Your instructions
Quote from the first line below through the line that contains "(0,0) rectangle (605,-718);", both included, and leave the pictures out.

Data shown

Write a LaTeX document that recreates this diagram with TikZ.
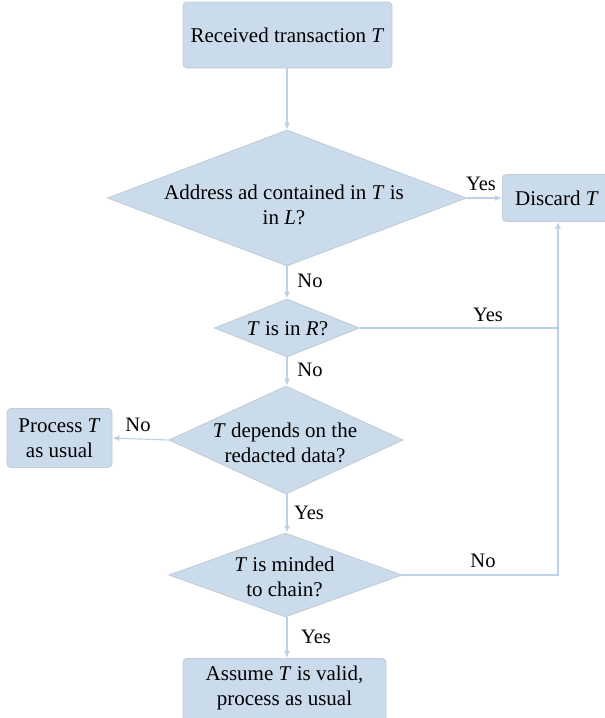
\documentclass[tikz,border=0pt]{standalone}
\usepackage{fontspec}
\setmainfont{Liberation Serif}
\usetikzlibrary{arrows.meta,shapes.geometric}

\definecolor{boxfill}{HTML}{CADBEC}
\definecolor{boxedge}{HTML}{C4CCD4}
\definecolor{linkcol}{HTML}{BDD2EA}

\tikzset{
  x=1pt, y=1pt,
  every node/.style={font=\fontsize{21}{25}\selectfont},
  procbox/.style={draw=boxedge, line width=0.9pt, fill=boxfill, rounded corners=4pt,
    inner sep=0pt, align=center},
  decision/.style={draw=boxedge, line width=0.9pt, fill=boxfill, shape=diamond,
    inner sep=0pt},
  dtext/.style={align=center, inner sep=0pt},
  link/.style={draw=linkcol, line width=1.1pt, -{Latex[length=7pt,width=6pt]}},
  plainlink/.style={draw=linkcol, line width=1.1pt},
  tag/.style={inner sep=0pt, font=\fontsize{20.5}{24}\selectfont},
}

\newcommand{\Tv}{\textit{T}}

\begin{document}
\begin{tikzpicture}
\useasboundingbox (0,0) rectangle (605,-718);

% process boxes
\node[procbox, minimum width=209pt, minimum height=66pt] (start) at (287.5,-35) {Received transaction \Tv};
\node[procbox, minimum width=112pt, minimum height=47pt, anchor=west] (discard) at (502,-198) {};
\node[anchor=west, inner sep=0pt] (discardtext) at (515,-198) {Discard \Tv};
\node[procbox, minimum width=105pt, minimum height=59pt] (usual) at (59.5,-438) {Process \Tv\\as usual};
\node[procbox, minimum width=203pt, minimum height=66pt, anchor=north] (valid) at (284.5,-658) {};
\node[dtext] (validtext) at (284.5,-688) {Assume \Tv{} is valid,\\process as usual};

% decisions
\node[decision, minimum width=359pt, minimum height=136pt] (d1) at (287,-198) {};
\node[dtext] (d1text) at (284,-205) {Address ad contained in \Tv{} is\\in \textit{L}?};
\node[decision, minimum width=145pt, minimum height=58pt] (d2) at (287,-328) {};
\node[dtext] (d2text) at (287.5,-329) {\Tv{} is in \textit{R}?};
\node[decision, minimum width=234pt, minimum height=108pt] (d3) at (286,-440) {};
\node[dtext] (d3text) at (285,-443) {\Tv{} depends on the\\redacted data?};
\node[decision, minimum width=233pt, minimum height=84pt] (d4) at (285.5,-575) {};
\node[dtext] (d4text) at (284.5,-577) {\Tv{} is minded\\to chain?};

% trunk line x position and junctions on the right-hand return line
\coordinate (trunk) at (287,0);
\coordinate (j2) at (558,-328);
\coordinate (j4) at (558,-575);

% connectors
\draw[link] (trunk |- start.south) -- (trunk |- d1.north);
\draw[link] (d1.east) -- (discard.west);
\draw[link] (trunk |- d1.south) -- (trunk |- d2.north);
\draw[link] (trunk |- d2.south) -- (trunk |- d3.north);
\draw[link] (d3.west) -- (usual.east);
\draw[link] (trunk |- d3.south) -- (trunk |- d4.north);
\draw[link] (trunk |- d4.south) -- (trunk |- valid.north);
\draw[plainlink] (d2.east) -- (j2);
\draw[link] (d4.east) -- (j4) -- (j4 |- discard.south);

% branch labels
\node[tag] (y1) at (481,-184) {Yes};
\node[tag] (n1) at (310,-281) {No};
\node[tag] (y2) at (488,-315) {Yes};
\node[tag] (n2) at (310,-370) {No};
\node[tag] (n3) at (138,-425) {No};
\node[tag] (y3) at (309,-513) {Yes};
\node[tag] (n4) at (483,-561) {No};
\node[tag] (y4) at (316,-637) {Yes};
\end{tikzpicture}
\end{document}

Result of this exercise
Write a LaTeX document that recreates this diagram with TikZ.
\documentclass[tikz,border=0pt]{standalone}
\usepackage{fontspec}
\setmainfont{Liberation Serif}
\usetikzlibrary{arrows.meta,shapes.geometric}

\definecolor{boxfill}{HTML}{CADBEC}
\definecolor{boxedge}{HTML}{C4CCD4}
\definecolor{linkcol}{HTML}{BDD2EA}

\tikzset{
  x=1pt, y=1pt,
  every node/.style={font=\fontsize{21}{25}\selectfont},
  procbox/.style={draw=boxedge, line width=0.9pt, fill=boxfill, rounded corners=4pt,
    inner sep=0pt, align=center},
  decision/.style={draw=boxedge, line width=0.9pt, fill=boxfill, shape=diamond,
    inner sep=0pt},
  dtext/.style={align=center, inner sep=0pt},
  link/.style={draw=linkcol, line width=1.1pt, -{Latex[length=7pt,width=6pt]}},
  plainlink/.style={draw=linkcol, line width=1.1pt},
  tag/.style={inner sep=0pt, font=\fontsize{20.5}{24}\selectfont},
}

\newcommand{\Tv}{\textit{T}}

\begin{document}
\begin{tikzpicture}
\useasboundingbox (0,0) rectangle (605,-718);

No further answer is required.